Boston Mayor Marty Walsh wants to sell a piece of land. It's a piece of land the city happens to own and, in Boston's white-hot real estate market, probably quite valuable; and it's one of the last valuable, city-owned parcels that's relatively undeveloped.
And at a Boston City Council hearing Thursday, the Walsh administration made its case that selling these parcels to private developers is in the city's best interest, and that the city's redevelopment authority, the BPDA, four of whose five members are appointed by the mayor, is the best agency to oversee the process.

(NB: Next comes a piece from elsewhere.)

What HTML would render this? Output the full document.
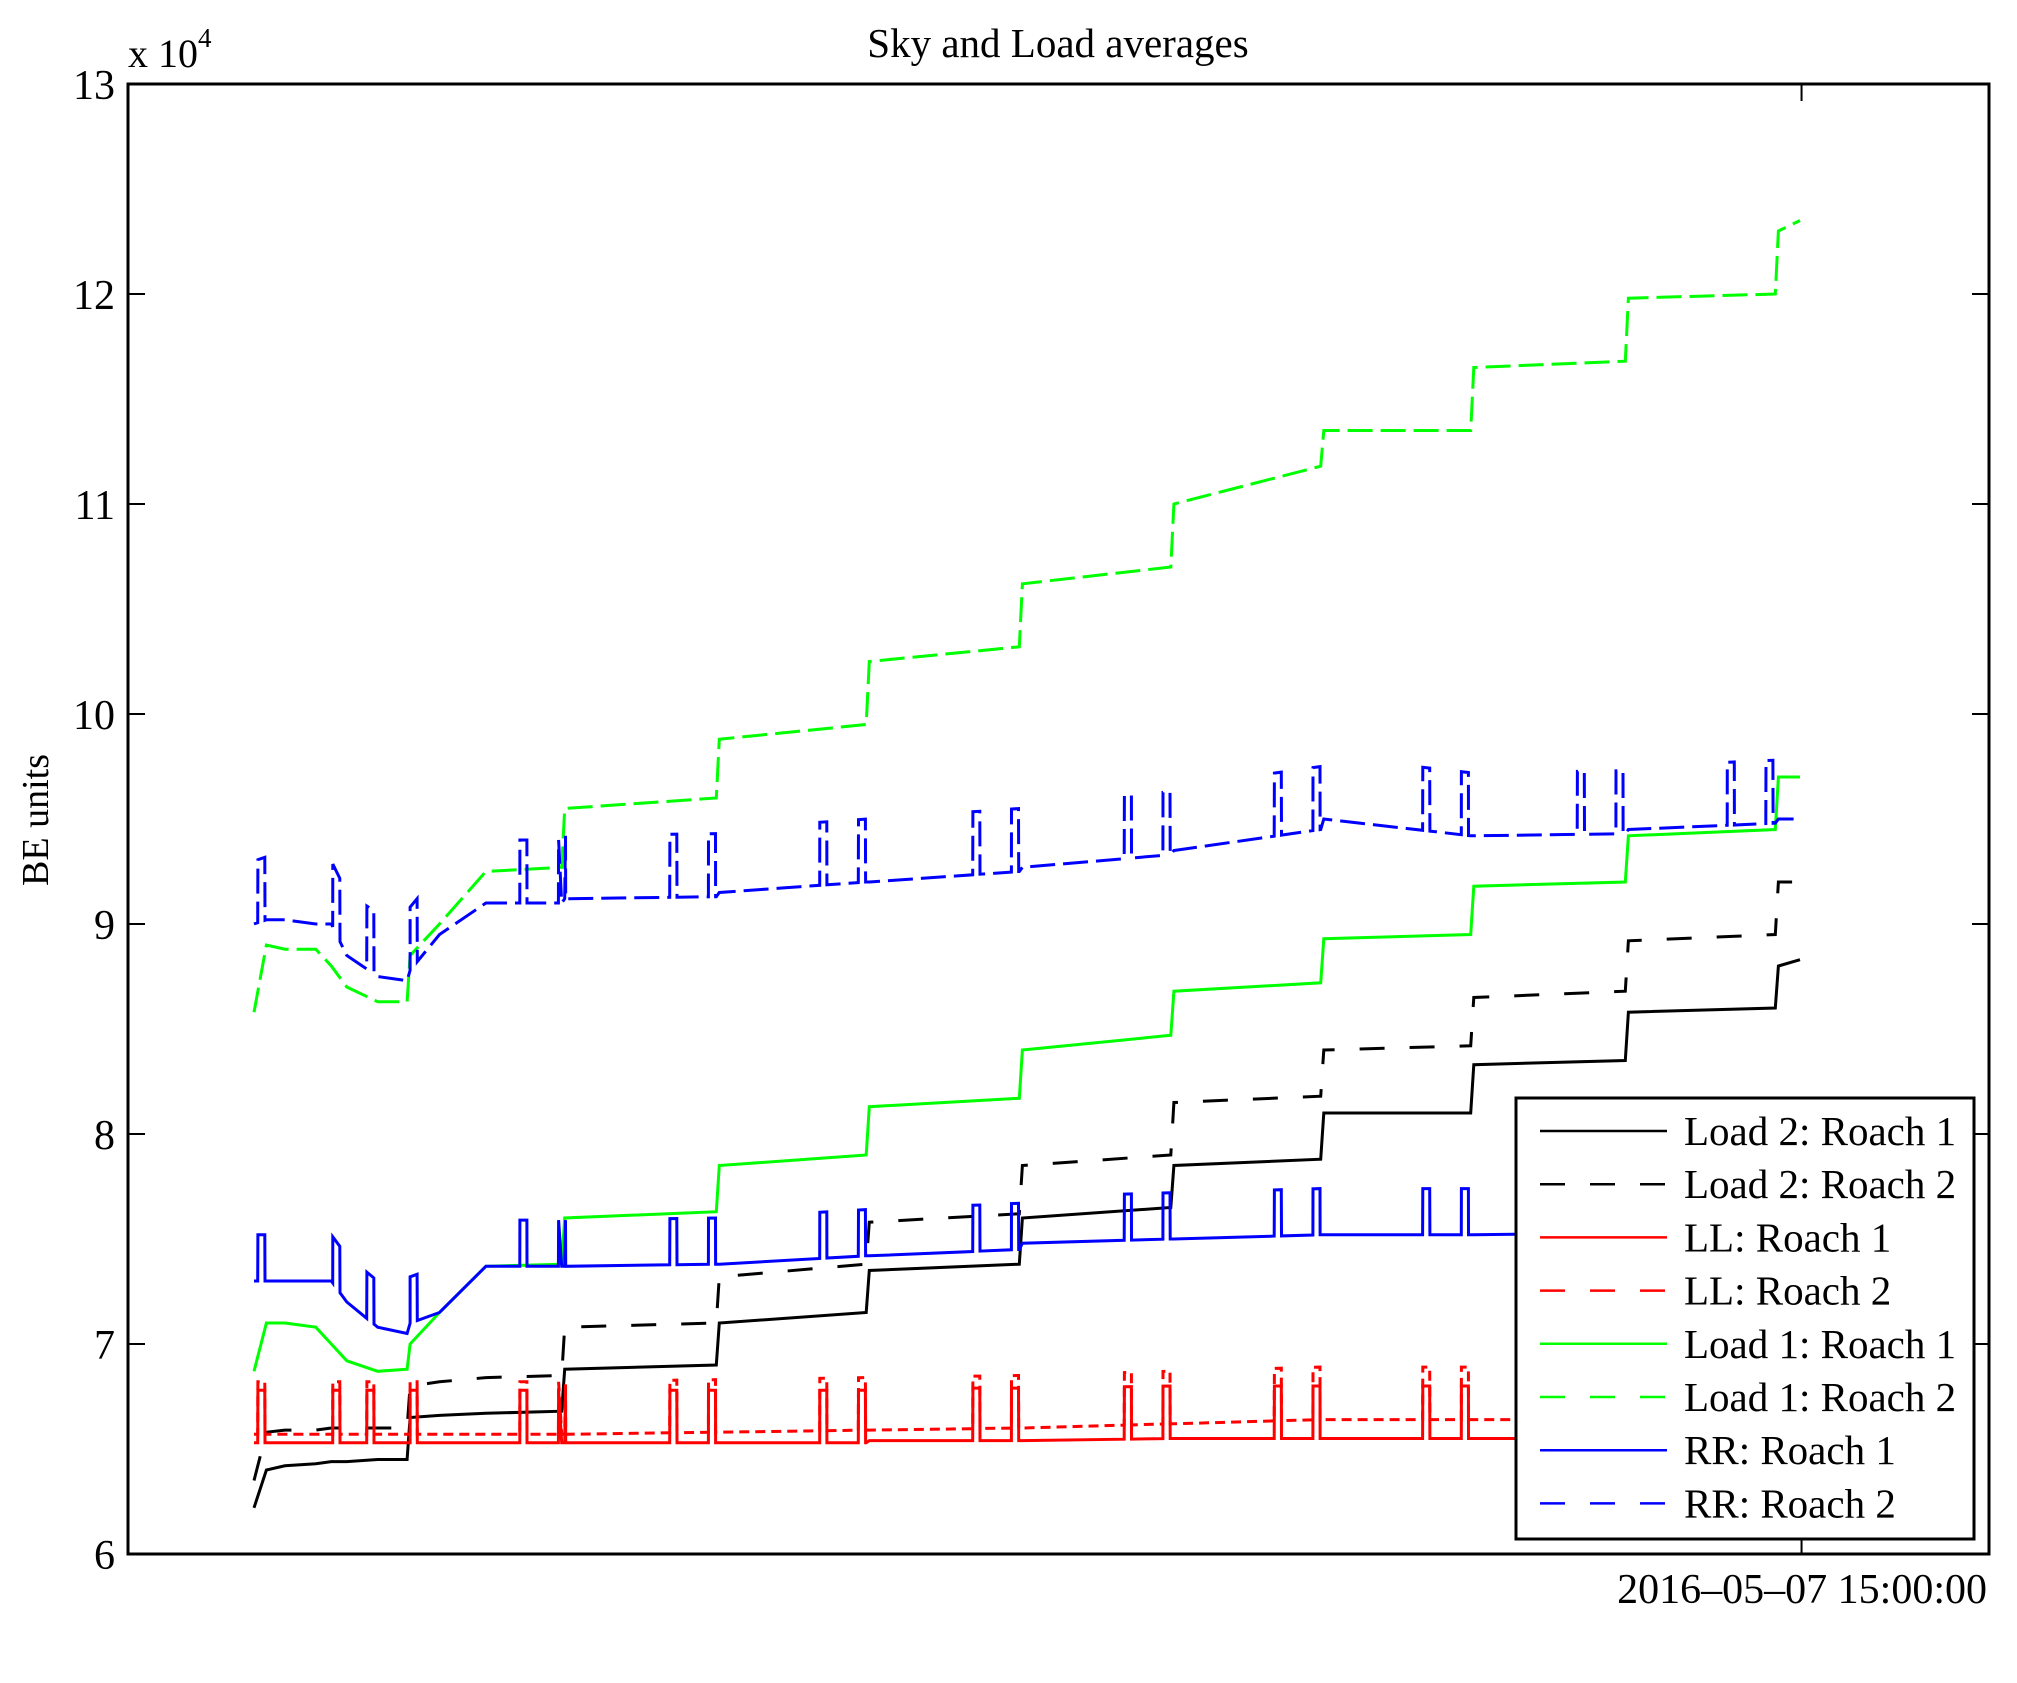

But that argument met opposition -- chiefly from City Councilor Michelle Wu, who sponsored the Council hearing and who challenged the Walsh administration and BPDA officials to answer why the process should be turned over, now, to them; whether the best use of this parcel of public land is, in fact, to sell it; and to what extent public input was being taken into account.
BPDA Planning Director Sara Myerson responded that a "great framework" for public input was already in place -- the Walsh Administration's Imagine 2030 plan for climate change readiness.
Wu, unsatisfied that the broadly-focused climate plan amounted to public input for this narrower question of the sale of city land, asked when the last public input meeting had been held with regard to that plan.
"2017," Myerson answered.
(Related questions by Wu solicited the news that the BPDA had already sought and obtained permission from the Walsh administration to issue a "Request for Information" on proposals for the parcels in question.)
Representatives of the Charles Water Rivershed Association, focusing on the city's daunting task of preparing itself for rising sea levels and increased flooding as a result of climate change, argued that one of the best uses for the land might be not to develop it at all, but instead to return it to what it was some two hundred years ago: a wetlands, that could potentially mitigate future flooding.
Community activists for low- and middle-income Boston residents expressed interest in that idea, noting that surrounding areas that might be hit hardest by those environmental impacts are some of Boston's lower-income and majority-minority neighborhoods -- and that putting the fate of the area in private hands could work against the interest of their constituents.
"We strongly believe that if we just allow developers to put in bids without going through a public process," said Lisa Owens of the community activist group City Life / Vida Urbana, "the city just opens itself to inadvertently driving displacement."
Boston Chief of Streets Chris Osgood told Council members that the sale of the land would produce needed revenue.
Councilor Wu, however, questioned what the sale of one parcel of land had to do with the city's overall budget and whether the Walsh administration's plan wasn't short-sighted.
"Publicly owned land is not owned by any individual person or any elected official or any company, it's owned by the people, the current and future residents of Boston," Wu told administration representatives. "So in my mind the question has got to be, are we getting the full ten year, fifty year, hundred year value out of this?"